Genome annotation was performed with RAST Annotation Server v. 2.0 [39, 40]⁠ with default parameters. As an annotation is available online for the main chromosome of reference strain PBi (GenBank accession number CP000013), we compared this annotation with the one obtained for our genome reconstruction of strain PBi based on combining PacBio and Illumina data with The SEED Viewer v. 2.0 [40]⁠ and produced a Blast Dot Plot shown in Supplementary Figure 6.

For each one of the 33 isolates, we compared one by one all genes for which the product is at least 50 amino-acids long, with all genes of the 32 others using blastp algorithm from BLAST v. 2.8.1 [33, 34]⁠. We kept all hits that were at least half as long as the query and shared at least 90% sequence identity with the query and recorded on which genomic segment they were located for each isolate.

Phylogeny reconstruction

Phylogeny reconstruction was performed on the main chromosome as it is known to be very stable in the B. burgdorferi s.l. species complex [17]⁠. In addition to the 33 isolates published in this study we also used four B. bavariensis strains published in GenBank (under accession numbers CP000013 for strain PBi from Germany, CP003151 for strain BgVir from Russia and CP003866 and CP007564 for strains NMJW1 and SZ from China) and the B. garinii strain 20047 as an outgroup to root the tree (GenBank accession number CP028861). Alignment was performed with MAFFT v7.407 [46, 47]⁠ and phylogeny reconstruction was performed with BEAST v1.8.0 [41]⁠ with the following parameters: coalescent model with exponential growth based on doubling time, lognormal-relaxed clock [42]⁠, GTR substitution model [43]⁠. The chain was run for 100 Million steps in three independent runs and convergence was checked with Tracer v. 1.4 [92]⁠. One of the runs did not converge and for the other two runs a burn-in of 30 and 40% respectively was found appropriate. We then used TreeAnnotator v. 1.10.4 [41]⁠ to identify the best tree after burn-in. The phylogeny presented in Fig. 4 was plotted with FigTree v. 1.4.4 (http://tree.bio.ed.ac.uk/software/figtree/). On the phylogeny we added for each branch the gain or loss of plasmids based on the genome reconstructions presented in Table 1 and Supplementary Table 1 (we considered a plasmid as present when either its sequence or one of its specific plasmid partition gene was present) and using maximum parsimony principle. When two solutions leaded to the same minimum number of events, we chose the solution with the lowest number of gains.

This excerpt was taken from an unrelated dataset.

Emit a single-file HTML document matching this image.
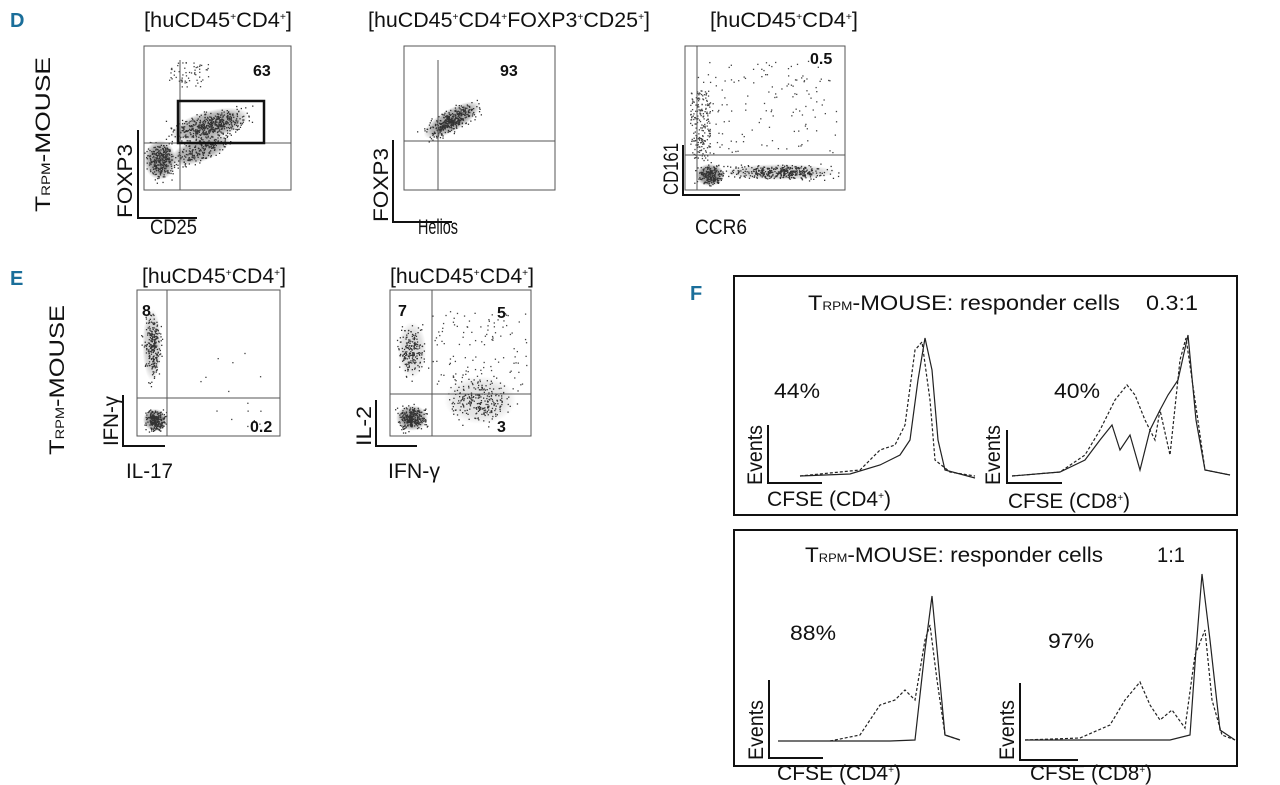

Phylogenies were also reconstructed on plasmid cp26 cutting out the ospC locus (200 bp upstream and downstream the gene) and on gene ospC with BEAST v. 1.8.0 [41]⁠ using the same priors and the same procedures as above except that the coalescent model did not include exponential growth. We included GenBank strains BgVir (B. bavariensis CP003201.1), Far04 and PBr (B. garinii CP001319.1 and CP001305.1), PKo, K78 and ACA-1 (B. afzelii CP002934.1, CP009060.1, CP001250.1) and A14S (B. spielmanii CP001467.1). The sequences were aligned with MAFFT v7.407 [46, 47]⁠ and the chains were run for 500 million states for cp26 and 20 million states for ospC each in triplicate. Best trees were reconstructed after removing a burn-in of 10% of the chain and all three runs showed very similar results for each tree. Both trees were plotted using FigTree v. 1.4.4 (http://tree.bio.ed.ac.uk/software/figtree/) and manually rotated to produce Fig. 5 comparing ospC and plasmid cp26.

Statistical analyses and genetic diversity

All statistical analyses were performed with R v. 3.5.2 [93]⁠ and genetic distance and genetic diversity were estimated using packages pegas v. 0.12 [94]⁠ and hierfstat v. 0.04–22 [95]⁠ on orthologous plasmid sequences aligned with MAFFT v7.407 [46, 47]⁠ and along the alignments of the main chromosome as well as plasmids cp26 and lp54 (only segments that could be aligned over their whole length) using windows of 1000 bp sliding every 100 bp.